• **OBJECTIVE**:
Retype all of the data exactly as given.

• **GIVEN INFORMATION**:

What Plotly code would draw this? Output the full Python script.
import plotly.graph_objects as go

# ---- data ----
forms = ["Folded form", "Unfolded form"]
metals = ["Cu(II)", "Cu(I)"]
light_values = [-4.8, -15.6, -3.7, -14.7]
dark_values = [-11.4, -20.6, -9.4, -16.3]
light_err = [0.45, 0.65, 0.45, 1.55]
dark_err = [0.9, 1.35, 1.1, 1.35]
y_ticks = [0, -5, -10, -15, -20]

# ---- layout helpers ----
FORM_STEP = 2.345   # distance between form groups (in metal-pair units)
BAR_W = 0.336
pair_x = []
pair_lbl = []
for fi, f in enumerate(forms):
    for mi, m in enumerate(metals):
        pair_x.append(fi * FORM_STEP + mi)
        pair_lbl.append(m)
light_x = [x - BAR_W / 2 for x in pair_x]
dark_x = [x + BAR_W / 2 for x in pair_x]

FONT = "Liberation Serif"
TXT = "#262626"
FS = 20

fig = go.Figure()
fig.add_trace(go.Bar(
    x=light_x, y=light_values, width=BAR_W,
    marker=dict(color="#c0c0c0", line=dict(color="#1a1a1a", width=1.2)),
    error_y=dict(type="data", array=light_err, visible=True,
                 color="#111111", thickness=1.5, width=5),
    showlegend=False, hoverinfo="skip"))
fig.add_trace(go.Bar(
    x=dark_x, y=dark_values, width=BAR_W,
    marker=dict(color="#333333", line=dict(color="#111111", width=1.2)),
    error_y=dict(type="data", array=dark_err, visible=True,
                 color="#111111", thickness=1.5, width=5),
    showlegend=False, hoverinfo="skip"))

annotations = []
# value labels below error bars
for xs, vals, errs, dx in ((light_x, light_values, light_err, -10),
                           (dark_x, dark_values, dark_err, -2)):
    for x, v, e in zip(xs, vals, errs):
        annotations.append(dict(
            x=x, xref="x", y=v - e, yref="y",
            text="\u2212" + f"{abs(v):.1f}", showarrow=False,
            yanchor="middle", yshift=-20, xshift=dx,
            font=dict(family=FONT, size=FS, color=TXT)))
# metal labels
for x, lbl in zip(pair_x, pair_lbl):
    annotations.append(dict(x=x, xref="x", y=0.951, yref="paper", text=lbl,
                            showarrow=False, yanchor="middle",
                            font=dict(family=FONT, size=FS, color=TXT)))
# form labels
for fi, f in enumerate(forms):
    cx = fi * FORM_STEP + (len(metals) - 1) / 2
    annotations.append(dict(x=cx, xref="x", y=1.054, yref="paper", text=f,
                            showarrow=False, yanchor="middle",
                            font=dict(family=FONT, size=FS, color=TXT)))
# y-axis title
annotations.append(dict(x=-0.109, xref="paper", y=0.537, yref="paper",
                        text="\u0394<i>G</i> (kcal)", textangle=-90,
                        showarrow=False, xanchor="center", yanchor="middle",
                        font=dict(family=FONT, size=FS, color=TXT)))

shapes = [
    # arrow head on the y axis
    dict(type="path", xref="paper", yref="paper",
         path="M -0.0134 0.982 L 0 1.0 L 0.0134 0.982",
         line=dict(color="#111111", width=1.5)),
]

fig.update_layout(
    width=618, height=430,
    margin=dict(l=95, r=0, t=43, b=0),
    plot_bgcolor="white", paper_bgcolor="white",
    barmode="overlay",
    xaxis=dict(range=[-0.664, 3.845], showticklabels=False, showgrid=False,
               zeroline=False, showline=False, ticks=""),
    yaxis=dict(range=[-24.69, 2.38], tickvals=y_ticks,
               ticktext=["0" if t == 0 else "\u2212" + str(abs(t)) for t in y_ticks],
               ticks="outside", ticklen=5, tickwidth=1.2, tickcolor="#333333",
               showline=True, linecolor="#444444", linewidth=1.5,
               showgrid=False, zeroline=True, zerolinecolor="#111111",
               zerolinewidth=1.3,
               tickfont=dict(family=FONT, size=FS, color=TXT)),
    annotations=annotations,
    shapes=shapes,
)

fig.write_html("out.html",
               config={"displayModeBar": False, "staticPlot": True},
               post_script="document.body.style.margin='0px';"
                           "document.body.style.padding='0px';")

• **TASK OUTPUT**:
What Plotly code would draw this? Output the full Python script.
import plotly.graph_objects as go

# ---- data ----
forms = ["Folded form", "Unfolded form"]
metals = ["Cu(II)", "Cu(I)"]
light_values = [-4.8, -15.6, -3.7, -14.7]
dark_values = [-11.4, -20.6, -9.4, -16.3]
light_err = [0.45, 0.65, 0.45, 1.55]
dark_err = [0.9, 1.35, 1.1, 1.35]
y_ticks = [0, -5, -10, -15, -20]

# ---- layout helpers ----
FORM_STEP = 2.345   # distance between form groups (in metal-pair units)
BAR_W = 0.336
pair_x = []
pair_lbl = []
for fi, f in enumerate(forms):
    for mi, m in enumerate(metals):
        pair_x.append(fi * FORM_STEP + mi)
        pair_lbl.append(m)
light_x = [x - BAR_W / 2 for x in pair_x]
dark_x = [x + BAR_W / 2 for x in pair_x]

FONT = "Liberation Serif"
TXT = "#262626"
FS = 20

fig = go.Figure()
fig.add_trace(go.Bar(
    x=light_x, y=light_values, width=BAR_W,
    marker=dict(color="#c0c0c0", line=dict(color="#1a1a1a", width=1.2)),
    error_y=dict(type="data", array=light_err, visible=True,
                 color="#111111", thickness=1.5, width=5),
    showlegend=False, hoverinfo="skip"))
fig.add_trace(go.Bar(
    x=dark_x, y=dark_values, width=BAR_W,
    marker=dict(color="#333333", line=dict(color="#111111", width=1.2)),
    error_y=dict(type="data", array=dark_err, visible=True,
                 color="#111111", thickness=1.5, width=5),
    showlegend=False, hoverinfo="skip"))

annotations = []
# value labels below error bars
for xs, vals, errs, dx in ((light_x, light_values, light_err, -10),
                           (dark_x, dark_values, dark_err, -2)):
    for x, v, e in zip(xs, vals, errs):
        annotations.append(dict(
            x=x, xref="x", y=v - e, yref="y",
            text="\u2212" + f"{abs(v):.1f}", showarrow=False,
            yanchor="middle", yshift=-20, xshift=dx,
            font=dict(family=FONT, size=FS, color=TXT)))
# metal labels
for x, lbl in zip(pair_x, pair_lbl):
    annotations.append(dict(x=x, xref="x", y=0.951, yref="paper", text=lbl,
                            showarrow=False, yanchor="middle",
                            font=dict(family=FONT, size=FS, color=TXT)))
# form labels
for fi, f in enumerate(forms):
    cx = fi * FORM_STEP + (len(metals) - 1) / 2
    annotations.append(dict(x=cx, xref="x", y=1.054, yref="paper", text=f,
                            showarrow=False, yanchor="middle",
                            font=dict(family=FONT, size=FS, color=TXT)))
# y-axis title
annotations.append(dict(x=-0.109, xref="paper", y=0.537, yref="paper",
                        text="\u0394<i>G</i> (kcal)", textangle=-90,
                        showarrow=False, xanchor="center", yanchor="middle",
                        font=dict(family=FONT, size=FS, color=TXT)))

shapes = [
    # arrow head on the y axis
    dict(type="path", xref="paper", yref="paper",
         path="M -0.0134 0.982 L 0 1.0 L 0.0134 0.982",
         line=dict(color="#111111", width=1.5)),
]

fig.update_layout(
    width=618, height=430,
    margin=dict(l=95, r=0, t=43, b=0),
    plot_bgcolor="white", paper_bgcolor="white",
    barmode="overlay",
    xaxis=dict(range=[-0.664, 3.845], showticklabels=False, showgrid=False,
               zeroline=False, showline=False, ticks=""),
    yaxis=dict(range=[-24.69, 2.38], tickvals=y_ticks,
               ticktext=["0" if t == 0 else "\u2212" + str(abs(t)) for t in y_ticks],
               ticks="outside", ticklen=5, tickwidth=1.2, tickcolor="#333333",
               showline=True, linecolor="#444444", linewidth=1.5,
               showgrid=False, zeroline=True, zerolinecolor="#111111",
               zerolinewidth=1.3,
               tickfont=dict(family=FONT, size=FS, color=TXT)),
    annotations=annotations,
    shapes=shapes,
)

fig.write_html("out.html",
               config={"displayModeBar": False, "staticPlot": True},
               post_script="document.body.style.margin='0px';"
                           "document.body.style.padding='0px';")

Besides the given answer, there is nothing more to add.